We welcome you to enjoy this Digital Concert Hall with high-definition video live-screening and excellent sound in superior quality with ultra-high definition (4K UHD) and outstanding image dynamics (HDR) to get the best close-to-real experience.
With this presentation, we hope to make some of the exclusive orchestral concerts with works of great composers presented by exceptional conductors and performed by eminent soloists a reality, which may be practically impossible otherwise.
In our specially curated series, we bring you three wonderful concerts.
Romantics of R Wagner & R Strauss
Lavania Kumar Piano
Richard Strauss
Richard Strauss became famous as a composer in his mid-20s and wrote his last works when he was over 80. He himself closed this circle when he quoted a theme from his tone poem Tod und Verklärung, written six decades earlier, in his 1948 Four Last Songs.

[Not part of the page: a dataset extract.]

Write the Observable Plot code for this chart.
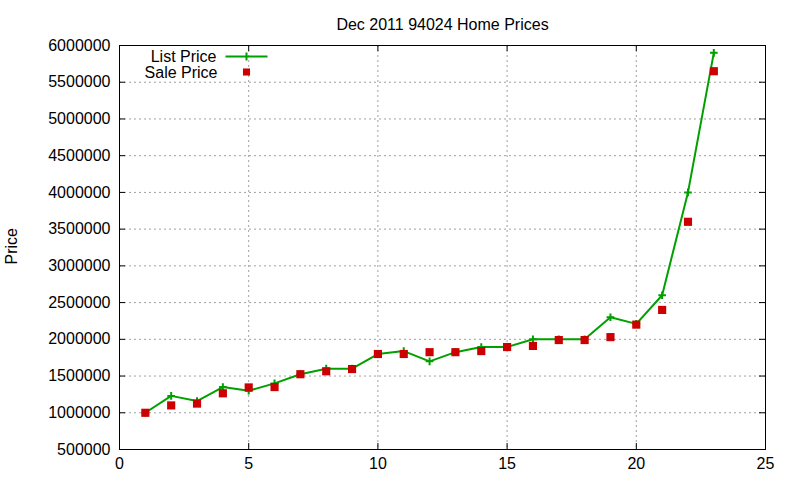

Strauss was surrounded by orchestral music from an early age, as his father was a horn player at the Munich Hofoper. This early exposure was to pay off – Strauss developed into a supreme master of the art of orchestration. After two early symphonies, several solo concertos, chamber music and numerous lieder, two genres dominated the composer’s work: symphonic poems and operas. Between 1886 and 1915, he wrote ten programmatic orchestral works inspired by Shakespeare’s Macbeth, Lenau’s Don Juan, Cervantes’s Don Quixote and Nietzsche’s Also sprach Zarathustra, among others. Richard Strauss was also one of the influential musicians of his time as a conductor. He conducted numerous concerts with the Berliner Philharmoniker between 1888 and 1939.
Strauss’s career as an opera composer began with a scandal: the Viennese premiere of his Salome was banned because of the ‘perverse sensuality’ of the material. All the greater was the excitement of the Dresden audience, where the opera celebrated its premiere shortly afterwards. Today, it is impossible to imagine the repertoire without Strauss’s stage works. In particular, the operas written in collaboration with the poet Hugo von Hofmannsthal, such as Elektra, Der Rosenkavalier and Die Frau ohne Schatten, are to be found in opera house repertoires all over the world.
Richard Wagner
By virtue of his innovative harmony, ingenious instrumentation and his conception of the Gesamtkunstwerk, Richard Wagner influenced all the significant composers that followed him. Not even official opponents such as Brahms and Debussy could escape the fascination of his music. The Bayreuth Festival, which has taken place in the opera house designed by Wagner since 1876, is to this day dedicated exclusively to performances of the great musical dramas from the Flying Dutchman to Parsifal. After four generations, the direction of the festival is still in the hands of the family.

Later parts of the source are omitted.